The castle was extensively upgraded by Marie de Guise, widowed Queen of James V, between 1550 and 1560. These upgrades restored the castle to a first rate fortification and accordingly her daughter - Mary, Queen of Scots - made regular use of the site during her reign. Of note she chose it as the location to rally her supporters following the murder of her unpopular Italian secretary, David Riccio, at Holywood Palace. Another important visit occurred in April 1567 when she arrived there with James Hepburn, Earl of Bothwell. He had allegedly kidnapped Mary and had taken her first to Hailes Castle and then onto Dunbar. Whether this action was with the connivance of the Queen or not is disputed. Either way, it spelled the end for her regime with key magnates rising in rebellion. On 15 June 1567 at Carberry Hill near Edinburgh she surrendered to her opponents and was imprisoned in Lochleven Castle where she was forced to abdicate in favour of her infant son, James. Whilst she escaped and rallied her forces she was defeated at the Battle of Langside, fought on 13 May 1568, and fled to Carlisle Castle in England. Bothwell fled to Dunbar Castle and then abroad to Norway hoping to enlist the support of Frederick II of Denmark. However, the King imprisoned him and he was never released.

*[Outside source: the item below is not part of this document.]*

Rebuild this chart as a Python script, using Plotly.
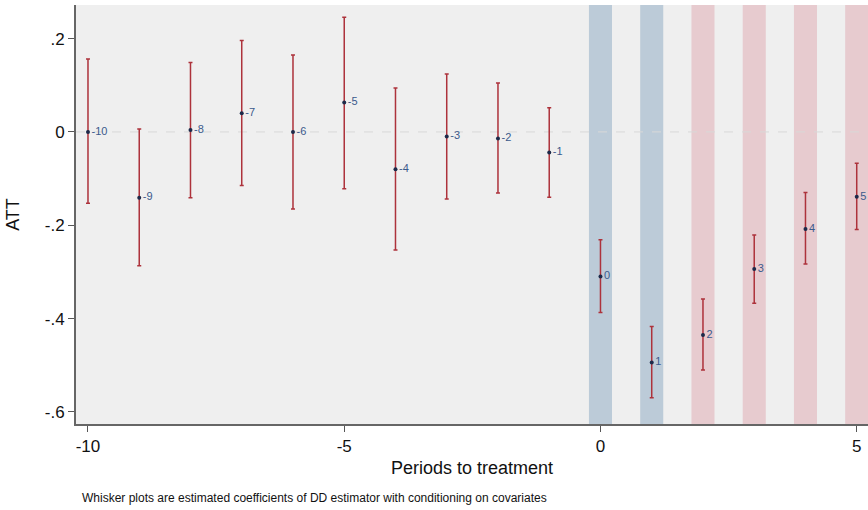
import plotly.graph_objects as go

periods = [-10, -9, -8, -7, -6, -5, -4, -3, -2, -1, 0, 1, 2, 3, 4, 5]
att = [0.000, -0.141, 0.004, 0.040, 0.000, 0.063, -0.080, -0.010, -0.014, -0.044,
       -0.310, -0.494, -0.435, -0.294, -0.208, -0.139]
upper = [0.156, 0.006, 0.149, 0.196, 0.165, 0.246, 0.094, 0.124, 0.105, 0.052,
         -0.231, -0.417, -0.358, -0.221, -0.130, -0.067]
lower = [-0.153, -0.287, -0.141, -0.115, -0.165, -0.122, -0.253, -0.144, -0.131, -0.140,
         -0.387, -0.570, -0.510, -0.367, -0.283, -0.209]
labels = [str(p) for p in periods]
blue_periods = [0, 1]
red_periods = [2, 3, 4, 5]
ytick_vals = [-0.6, -0.4, -0.2, 0, 0.2]
ytick_text = ["-.6", "-.4", "-.2", "0", ".2"]
xtick_vals = [-10, -5, 0, 5]
xtick_text = ["-10", "-5", "0", "5"]

FONT = "Liberation Sans, Arial, sans-serif"
band_hw = 0.225

fig = go.Figure()

err_plus = [u - a for u, a in zip(upper, att)]
err_minus = [a - l for a, l in zip(att, lower)]

fig.add_trace(go.Scatter(
    x=periods, y=att, mode="markers+text",
    text=labels, textposition="middle right",
    textfont=dict(family=FONT, size=11, color="#3b5a8c"),
    marker=dict(size=4, color="#1c2a4a"),
    error_y=dict(type="data", symmetric=False, array=err_plus, arrayminus=err_minus,
                 color="#ad323b", thickness=1.5, width=2),
    showlegend=False, hoverinfo="skip", cliponaxis=False,
))

shapes = []
for p in blue_periods:
    shapes.append(dict(type="rect", xref="x", yref="paper", x0=p - band_hw, x1=p + band_hw,
                       y0=0, y1=1, fillcolor="#bccbd8", line=dict(width=0), layer="below"))
for p in red_periods:
    shapes.append(dict(type="rect", xref="x", yref="paper", x0=p - band_hw, x1=p + band_hw,
                       y0=0, y1=1, fillcolor="#e7cbcf", line=dict(width=0), layer="below"))
shapes.append(dict(type="line", xref="paper", yref="y", x0=0, x1=1, y0=0, y1=0,
                   line=dict(color="#d8d8d8", width=1, dash="dash"), layer="below"))

fig.update_layout(
    width=868, height=510,
    margin=dict(l=76, r=0, t=5, b=86),
    paper_bgcolor="white", plot_bgcolor="#efefef",
    shapes=shapes,
    font=dict(family=FONT, color="#111111"),
    xaxis=dict(range=[-10.234, 5.22], tickvals=xtick_vals, ticktext=xtick_text,
               ticks="outside", ticklen=6,
               tickcolor="#555555", showgrid=False, zeroline=False,
               showline=True, linecolor="#666666", linewidth=2,
               tickfont=dict(family=FONT, size=17, color="#111111"),
               title=dict(text="Periods to treatment", font=dict(family=FONT, size=18),
                          standoff=6)),
    yaxis=dict(range=[-0.626, 0.272], tickvals=ytick_vals, ticktext=ytick_text,
               ticks="outside", ticklen=6, tickcolor="#555555",
               showgrid=False, zeroline=False,
               showline=True, linecolor="#666666", linewidth=2,
               tickfont=dict(family=FONT, size=17, color="#111111"),
               title=dict(text="ATT", font=dict(family=FONT, size=18), standoff=20)),
    annotations=[dict(text="Whisker plots are estimated coefficients of DD estimator with conditioning on covariates",
                      xref="paper", yref="paper", x=0.005, y=-0.176, xanchor="left", yanchor="middle",
                      showarrow=False, font=dict(family=FONT, size=12, color="#111111"))],
)

fig.write_html("out.html", config={"displayModeBar": False},
               post_script="document.body.style.margin='0';document.body.style.overflow='hidden';")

Bothwell left some of his supporters to hold Dunbar Castle and Regency forces besieged the castle in September 1567. They were eventually ejected but Dunbar Castle was once again slighted to prevent any reoccurrence with some of the stone robbed to rebuild the quay side at Leith. The castle was never rebuilt and suffered further destruction when the Victorian harbour, complete with its own gun battery in the north-east corner, was built in 1844. This created a new entrance for the harbour with ships sailing through what was once the centre of the medieval castle. What is left has been closed to the public since 1993 when a portion collapsed into the sea.
The Keep was upgraded into an artillery blockhouse in the sixteenth century.